%%

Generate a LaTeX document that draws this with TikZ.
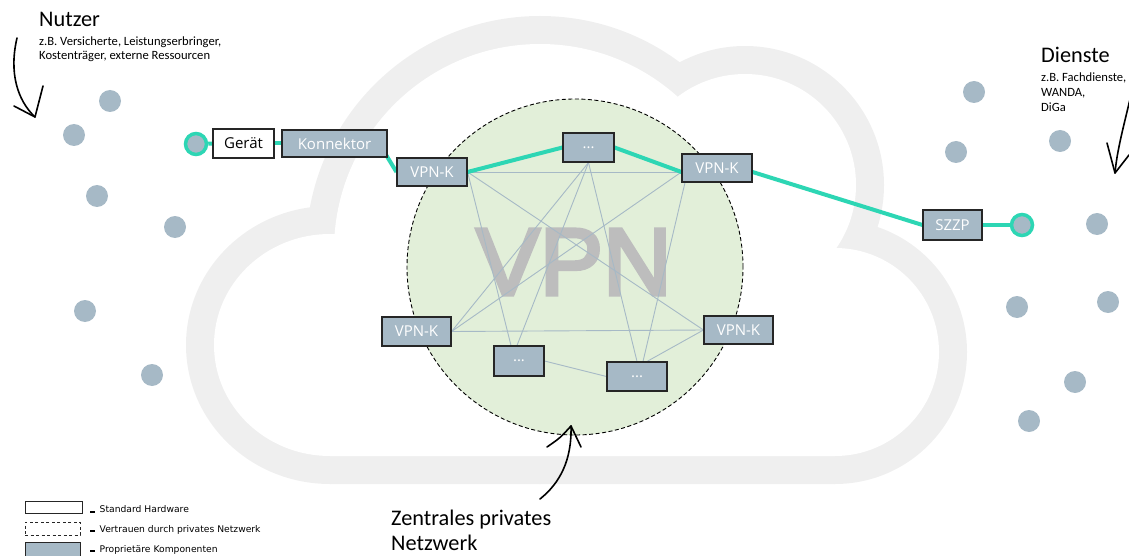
\documentclass[tikz,border=0pt]{standalone}
\usepackage{fontspec}
\setmainfont{Carlito}
\newfontfamily\boxfont{Open Sans}
\newfontfamily\legfont{DejaVu Sans}
\newfontfamily\vpnfont[FakeBold=4]{Liberation Sans}
\usetikzlibrary{calc}
\pgfdeclarelayer{back}
\pgfdeclarelayer{wires}
\pgfsetlayers{back,wires,main}
\definecolor{tealc}{RGB}{45,214,180}
\definecolor{compc}{RGB}{166,185,198}
\definecolor{greenc}{RGB}{226,239,217}
\definecolor{cloudc}{RGB}{239,239,239}
\begin{document}
\begin{tikzpicture}[x=1pt,y=-1pt,
  compbox/.style={draw=black!85,line width=1.1pt,fill=compc,text=white,font=\boxfont\fontsize{15}{18}\selectfont,inner sep=0pt},
  hwbox/.style={draw=black!85,line width=1.1pt,fill=white,text=black,font=\boxfont\fontsize{15}{18}\selectfont,inner sep=0pt},
  ringdot/.style={circle,fill=compc,draw=tealc,line width=3.5pt,minimum size=21pt,inner sep=0pt},
  tealline/.style={draw=tealc,line width=4pt},
  meshline/.style={draw=compc,line width=0.9pt},
  dotfill/.style={fill=compc},
  hand/.style={draw=black,line width=1.6pt,line cap=round,line join=round},
  anno/.style={anchor=base west,inner sep=0pt,font=\fontsize{12.6}{15}\selectfont},
  titletext/.style={anchor=base west,inner sep=0pt,font=\fontsize{22.3}{26}\selectfont},
  legtext/.style={anchor=base west,inner sep=0pt,font=\legfont\fontsize{9.2}{11}\selectfont},
]
\useasboundingbox (0,0) rectangle (1129,556);

% cloud
\begin{pgfonlayer}{back}
\fill[cloudc] (330,345) ellipse[x radius=144pt,y radius=139pt];
\fill[cloudc] (540,250) circle[radius=234pt];
\fill[cloudc] (745,185) circle[radius=139pt];
\fill[cloudc] (835,352) circle[radius=132pt];
\fill[cloudc] (330,345) -- (540,250) -- (745,185) -- (835,352) -- (835,484) -- (330,484) -- cycle;
\fill[white] (330,345) ellipse[x radius=116pt,y radius=111pt];
\fill[white] (540,250) circle[radius=206pt];
\fill[white] (745,185) circle[radius=111pt];
\fill[white] (835,352) circle[radius=104pt];
\fill[white] (330,345) -- (540,250) -- (745,185) -- (835,352) -- (835,456) -- (330,456) -- cycle;
\node[circle,minimum size=336pt,inner sep=0pt,fill=greenc,draw=black,line width=0.9pt,dash pattern=on 4pt off 2.5pt] (vpnarea) at (575,267) {};
\node[inner sep=0pt,font=\vpnfont\fontsize{95}{95}\selectfont,text=black!26] (vpntext) at (574,262) {VPN};
\end{pgfonlayer}

% dots
\foreach \p in {(110,101),(74,135),(97,196),(175,227),(85,311),(152,375),
  (974,92),(956,152),(1060,141),(1097,224),(1017,307),(1108,302),(1075,382),(1029,421)}
  \fill[dotfill] \p circle[radius=11pt];

% nodes
\node[ringdot] (ul) at (196,144) {};
\node[hwbox,minimum width=61pt,minimum height=29pt] (geraet) at (243.5,143.5) {Gerät};
\node[compbox,minimum width=105pt,minimum height=27pt] (kon) at (334.5,143.5) {Konnektor};
\node[compbox,minimum width=70pt,minimum height=28pt] (k1) at (432,172) {VPN-K};
\node[compbox,minimum width=51pt,minimum height=29pt] (t) at (588.5,147.5) {...};
\node[compbox,minimum width=70pt,minimum height=28pt] (k2) at (717,168) {VPN-K};
\node[compbox,minimum width=69pt,minimum height=29pt] (k3) at (416.5,331.5) {VPN-K};
\node[compbox,minimum width=69pt,minimum height=28pt] (k4) at (738.5,330) {VPN-K};
\node[compbox,minimum width=50pt,minimum height=30pt] (bl) at (519,361) {...};
\node[compbox,minimum width=60pt,minimum height=29pt] (br) at (637,376.5) {...};
\node[compbox,minimum width=59pt,minimum height=30pt] (szzp) at (952.5,225) {SZZP};
\node[ringdot] (ur) at (1022,225) {};

% wires
\begin{pgfonlayer}{wires}
\draw[meshline] (k1.east) -- ([yshift=-4pt]k2.west);
\draw[meshline] (k1.east) -- (k4.west);
\draw[meshline] (k1.east) -- ([xshift=-8pt]bl.north);
\draw[meshline] (t.south) -- (k3.east);
\draw[meshline] (t.south) -- ([xshift=-2pt]bl.north);
\draw[meshline] (t.south) -- (br.north);
\draw[meshline] ([yshift=-4pt]k2.west) -- (k3.east);
\draw[meshline] ([xshift=-32pt]k2.south) -- ([xshift=6pt]br.north);
\draw[meshline] (k3.east) -- (k4.west);
\draw[meshline] (k4.west) -- ([xshift=10pt]br.north);
\draw[meshline] (bl.east) -- (br.west);
\draw[tealline] (ul) -- (geraet.west);
\draw[tealline] (geraet.east) -- (kon.west);
\draw[tealline] ([xshift=-9pt,yshift=1pt]kon.east) -- (k1.west);
\draw[tealline] (k1.east) -- (t.west);
\draw[tealline] (t.east) -- ([yshift=-4pt]k2.west);
\draw[tealline] ([yshift=-4pt]k2.east) -- (szzp.west);
\draw[tealline] (szzp.east) -- (ur);
\end{pgfonlayer}

% annotations
\node[titletext] (nutzer) at (39,27) {Nutzer};
\node[anno] (nutzer1) at (39,46) {z.B. Versicherte, Leistungserbringer,};
\node[anno] (nutzer2) at (39,60) {Kostenträger, externe Ressourcen};
\node[titletext] (dienste) at (1041,63) {Dienste};
\node[anno] (dienste1) at (1041,82) {z.B. Fachdienste,};
\node[anno] (dienste2) at (1041,97) {WANDA,};
\node[anno] (dienste3) at (1041,112) {DiGa};
\node[titletext] (zpn1) at (391,525) {Zentrales privates};
\node[titletext] (zpn2) at (391,550) {Netzwerk};

% hand arrows
\coordinate (na0) at (17,38);
\coordinate (na1) at (35,117);
\draw[hand] (na0) .. controls (9,72) and (17,100) .. (na1);
\draw[hand] (14,106) -- (na1) -- (43,86);
\coordinate (da0) at (1131,95);
\coordinate (da1) at (1115,173);
\draw[hand] (da0) .. controls (1124,125) and (1117,150) .. (da1);
\draw[hand] (1107,143) -- (da1) -- (1129,155);
\coordinate (za0) at (540,499);
\coordinate (za1) at (571,426);
\draw[hand] (za0) .. controls (560,483) and (572,460) .. (za1);
\draw[hand] (547,447) .. controls (560,438) .. (za1) -- (581,447);

% legend
\node[draw=black!85,line width=1pt,fill=white,minimum width=57pt,minimum height=12pt,inner sep=0pt] (lg1) at (53.5,507) {};
\node[draw=black!85,line width=1pt,dash pattern=on 3pt off 2.5pt,fill=white,minimum width=55pt,minimum height=13pt,inner sep=0pt] (lg2) at (52.5,528.5) {};
\node[draw=black!85,line width=1pt,fill=compc,minimum width=55pt,minimum height=15pt,inner sep=0pt] (lg3) at (52.5,549.5) {};
\node[legtext] (lt1) at (90,512.5) {\rule{5pt}{2pt}\hspace{4.5pt}Standard Hardware};
\node[legtext] (lt2) at (90,532) {\rule{5pt}{2pt}\hspace{4.5pt}Vertrauen durch privates Netzwerk};
\node[legtext] (lt3) at (90,552) {\rule{5pt}{2pt}\hspace{4.5pt}Proprietäre Komponenten};
\end{tikzpicture}
\end{document}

%%

§ **PROBLEM**
Repeat the listing in full and exactly. Leave any pictures out.

§ **TASK SOLUTION**
Generate a LaTeX document that draws this with TikZ.
\documentclass[tikz,border=0pt]{standalone}
\usepackage{fontspec}
\setmainfont{Carlito}
\newfontfamily\boxfont{Open Sans}
\newfontfamily\legfont{DejaVu Sans}
\newfontfamily\vpnfont[FakeBold=4]{Liberation Sans}
\usetikzlibrary{calc}
\pgfdeclarelayer{back}
\pgfdeclarelayer{wires}
\pgfsetlayers{back,wires,main}
\definecolor{tealc}{RGB}{45,214,180}
\definecolor{compc}{RGB}{166,185,198}
\definecolor{greenc}{RGB}{226,239,217}
\definecolor{cloudc}{RGB}{239,239,239}
\begin{document}
\begin{tikzpicture}[x=1pt,y=-1pt,
  compbox/.style={draw=black!85,line width=1.1pt,fill=compc,text=white,font=\boxfont\fontsize{15}{18}\selectfont,inner sep=0pt},
  hwbox/.style={draw=black!85,line width=1.1pt,fill=white,text=black,font=\boxfont\fontsize{15}{18}\selectfont,inner sep=0pt},
  ringdot/.style={circle,fill=compc,draw=tealc,line width=3.5pt,minimum size=21pt,inner sep=0pt},
  tealline/.style={draw=tealc,line width=4pt},
  meshline/.style={draw=compc,line width=0.9pt},
  dotfill/.style={fill=compc},
  hand/.style={draw=black,line width=1.6pt,line cap=round,line join=round},
  anno/.style={anchor=base west,inner sep=0pt,font=\fontsize{12.6}{15}\selectfont},
  titletext/.style={anchor=base west,inner sep=0pt,font=\fontsize{22.3}{26}\selectfont},
  legtext/.style={anchor=base west,inner sep=0pt,font=\legfont\fontsize{9.2}{11}\selectfont},
]
\useasboundingbox (0,0) rectangle (1129,556);

% cloud
\begin{pgfonlayer}{back}
\fill[cloudc] (330,345) ellipse[x radius=144pt,y radius=139pt];
\fill[cloudc] (540,250) circle[radius=234pt];
\fill[cloudc] (745,185) circle[radius=139pt];
\fill[cloudc] (835,352) circle[radius=132pt];
\fill[cloudc] (330,345) -- (540,250) -- (745,185) -- (835,352) -- (835,484) -- (330,484) -- cycle;
\fill[white] (330,345) ellipse[x radius=116pt,y radius=111pt];
\fill[white] (540,250) circle[radius=206pt];
\fill[white] (745,185) circle[radius=111pt];
\fill[white] (835,352) circle[radius=104pt];
\fill[white] (330,345) -- (540,250) -- (745,185) -- (835,352) -- (835,456) -- (330,456) -- cycle;
\node[circle,minimum size=336pt,inner sep=0pt,fill=greenc,draw=black,line width=0.9pt,dash pattern=on 4pt off 2.5pt] (vpnarea) at (575,267) {};
\node[inner sep=0pt,font=\vpnfont\fontsize{95}{95}\selectfont,text=black!26] (vpntext) at (574,262) {VPN};
\end{pgfonlayer}

% dots
\foreach \p in {(110,101),(74,135),(97,196),(175,227),(85,311),(152,375),
  (974,92),(956,152),(1060,141),(1097,224),(1017,307),(1108,302),(1075,382),(1029,421)}
  \fill[dotfill] \p circle[radius=11pt];

% nodes
\node[ringdot] (ul) at (196,144) {};
\node[hwbox,minimum width=61pt,minimum height=29pt] (geraet) at (243.5,143.5) {Gerät};
\node[compbox,minimum width=105pt,minimum height=27pt] (kon) at (334.5,143.5) {Konnektor};
\node[compbox,minimum width=70pt,minimum height=28pt] (k1) at (432,172) {VPN-K};
\node[compbox,minimum width=51pt,minimum height=29pt] (t) at (588.5,147.5) {...};
\node[compbox,minimum width=70pt,minimum height=28pt] (k2) at (717,168) {VPN-K};
\node[compbox,minimum width=69pt,minimum height=29pt] (k3) at (416.5,331.5) {VPN-K};
\node[compbox,minimum width=69pt,minimum height=28pt] (k4) at (738.5,330) {VPN-K};
\node[compbox,minimum width=50pt,minimum height=30pt] (bl) at (519,361) {...};
\node[compbox,minimum width=60pt,minimum height=29pt] (br) at (637,376.5) {...};
\node[compbox,minimum width=59pt,minimum height=30pt] (szzp) at (952.5,225) {SZZP};
\node[ringdot] (ur) at (1022,225) {};

% wires
\begin{pgfonlayer}{wires}
\draw[meshline] (k1.east) -- ([yshift=-4pt]k2.west);
\draw[meshline] (k1.east) -- (k4.west);
\draw[meshline] (k1.east) -- ([xshift=-8pt]bl.north);
\draw[meshline] (t.south) -- (k3.east);
\draw[meshline] (t.south) -- ([xshift=-2pt]bl.north);
\draw[meshline] (t.south) -- (br.north);
\draw[meshline] ([yshift=-4pt]k2.west) -- (k3.east);
\draw[meshline] ([xshift=-32pt]k2.south) -- ([xshift=6pt]br.north);
\draw[meshline] (k3.east) -- (k4.west);
\draw[meshline] (k4.west) -- ([xshift=10pt]br.north);
\draw[meshline] (bl.east) -- (br.west);
\draw[tealline] (ul) -- (geraet.west);
\draw[tealline] (geraet.east) -- (kon.west);
\draw[tealline] ([xshift=-9pt,yshift=1pt]kon.east) -- (k1.west);
\draw[tealline] (k1.east) -- (t.west);
\draw[tealline] (t.east) -- ([yshift=-4pt]k2.west);
\draw[tealline] ([yshift=-4pt]k2.east) -- (szzp.west);
\draw[tealline] (szzp.east) -- (ur);
\end{pgfonlayer}

% annotations
\node[titletext] (nutzer) at (39,27) {Nutzer};
\node[anno] (nutzer1) at (39,46) {z.B. Versicherte, Leistungserbringer,};
\node[anno] (nutzer2) at (39,60) {Kostenträger, externe Ressourcen};
\node[titletext] (dienste) at (1041,63) {Dienste};
\node[anno] (dienste1) at (1041,82) {z.B. Fachdienste,};
\node[anno] (dienste2) at (1041,97) {WANDA,};
\node[anno] (dienste3) at (1041,112) {DiGa};
\node[titletext] (zpn1) at (391,525) {Zentrales privates};
\node[titletext] (zpn2) at (391,550) {Netzwerk};

% hand arrows
\coordinate (na0) at (17,38);
\coordinate (na1) at (35,117);
\draw[hand] (na0) .. controls (9,72) and (17,100) .. (na1);
\draw[hand] (14,106) -- (na1) -- (43,86);
\coordinate (da0) at (1131,95);
\coordinate (da1) at (1115,173);
\draw[hand] (da0) .. controls (1124,125) and (1117,150) .. (da1);
\draw[hand] (1107,143) -- (da1) -- (1129,155);
\coordinate (za0) at (540,499);
\coordinate (za1) at (571,426);
\draw[hand] (za0) .. controls (560,483) and (572,460) .. (za1);
\draw[hand] (547,447) .. controls (560,438) .. (za1) -- (581,447);

% legend
\node[draw=black!85,line width=1pt,fill=white,minimum width=57pt,minimum height=12pt,inner sep=0pt] (lg1) at (53.5,507) {};
\node[draw=black!85,line width=1pt,dash pattern=on 3pt off 2.5pt,fill=white,minimum width=55pt,minimum height=13pt,inner sep=0pt] (lg2) at (52.5,528.5) {};
\node[draw=black!85,line width=1pt,fill=compc,minimum width=55pt,minimum height=15pt,inner sep=0pt] (lg3) at (52.5,549.5) {};
\node[legtext] (lt1) at (90,512.5) {\rule{5pt}{2pt}\hspace{4.5pt}Standard Hardware};
\node[legtext] (lt2) at (90,532) {\rule{5pt}{2pt}\hspace{4.5pt}Vertrauen durch privates Netzwerk};
\node[legtext] (lt3) at (90,552) {\rule{5pt}{2pt}\hspace{4.5pt}Proprietäre Komponenten};
\end{tikzpicture}
\end{document}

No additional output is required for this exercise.